Global coal investment set to hit highest level since 2012, IEA says

Tuesday, June 9 2026 - 09:51 AM WIB

Global investment in coal is on track to reach more than $180 billion in 2026, the highest level since 2012, driven largely by spending in China and India despite continued growth in renewable energy, the International Energy Agency (IEA) said.

In its latest World Energy Investment report, the Paris-based agency said coal investment this year is expected to rise about 4% from 2025, highlighting the continued role of the fuel in meeting energy demand, particularly in Asia.

China accounts for more than 65% of global coal investment, with spending on thermal coal production alone expected to exceed $100 billion this year, roughly double the level recorded a decade ago, according to the report.

India is the second-largest investor in coal and has tripled spending on the sector over the past decade as it seeks to boost domestic production and reduce import dependence. State-owned Coal India and other mining firms have added new production capacity through commercial mine auctions in recent years.

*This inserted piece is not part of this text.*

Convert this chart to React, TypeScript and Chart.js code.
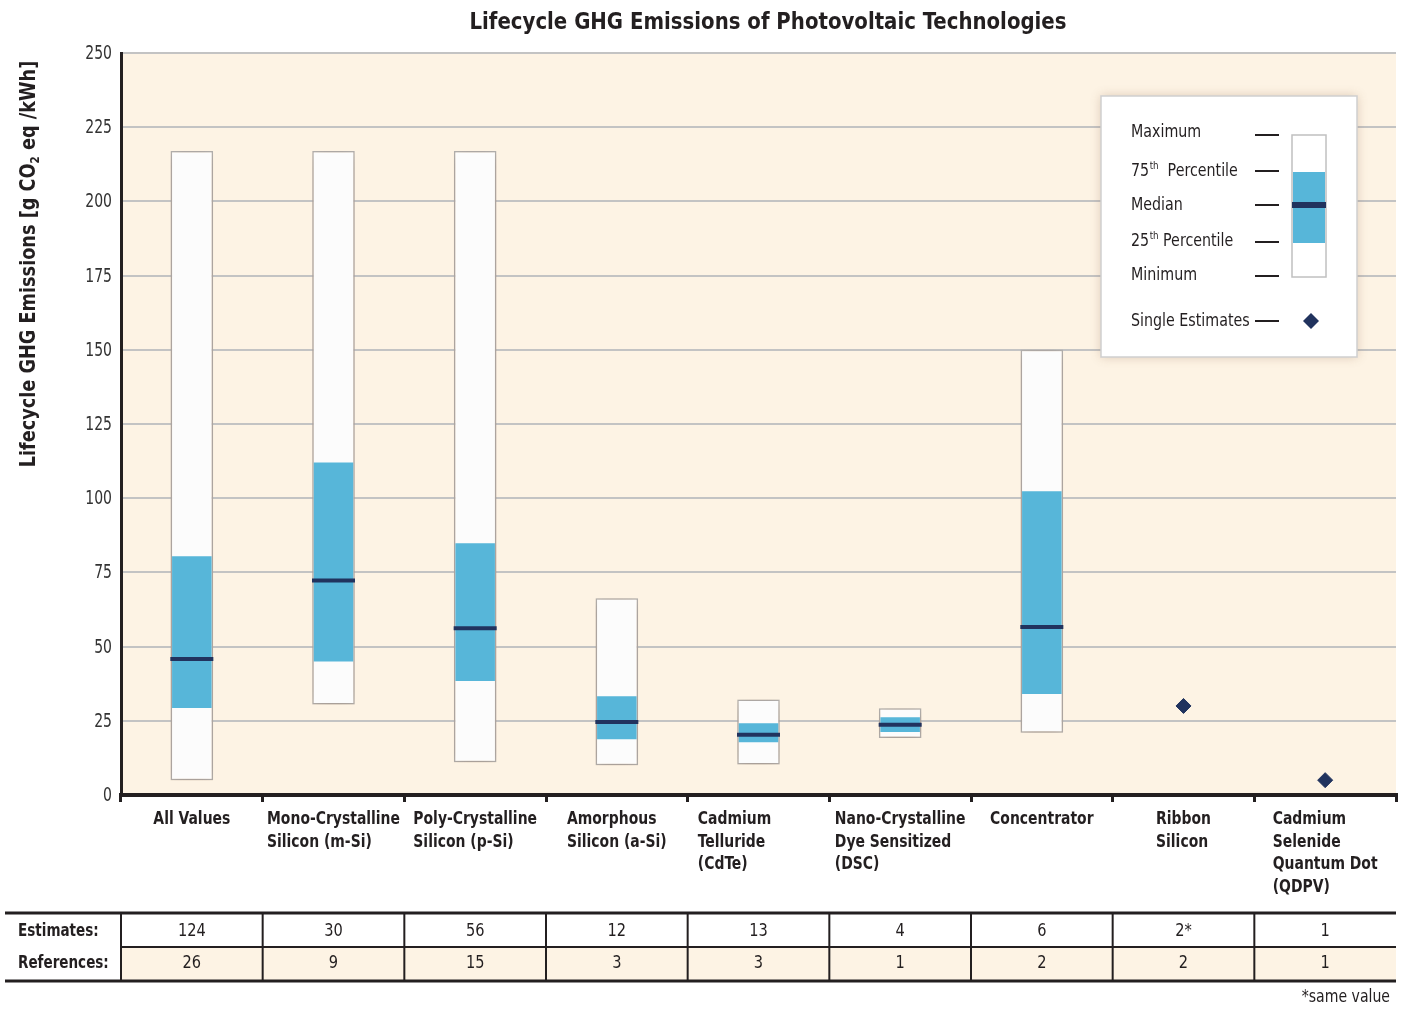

The IEA also noted rising investment in coal-related infrastructure in India, including rail networks used to transport coal from mines to consumers and ports. Spending on coal transport infrastructure is expected to increase to about $7 billion from $5 billion over the past decade.

Despite the increase in global investment, the IEA said the trend is heavily concentrated in China and India. Outside the two countries, investment in thermal and metallurgical coal is expected to decline for a second consecutive year.

Russia is projected to spend about $6 billion on coal production and related railway and port infrastructure aimed at serving Asian markets, while Australia is expected to invest about $4.5 billion in metallurgical coal projects, including new processing facilities.

The report also said the United States and Canada have streamlined approval processes for coal projects, contributing to a pipeline of 15 projects with a combined annual production capacity of about 34 million tonnes.

The IEA said geopolitical tensions in the Middle East could provide additional support for coal demand and investment if disruptions to oil and natural gas supplies persist.

Higher gas prices and tighter liquefied natural gas supplies in Asia have already prompted some utilities to increase coal-fired power generation and refurbish existing coal facilities to bolster energy security, the agency said.

While China remains the primary source of new coal capacity growth, the IEA said prolonged disruptions in global energy markets could encourage other countries to extend the operating lives of existing coal assets or increase investment in the sector.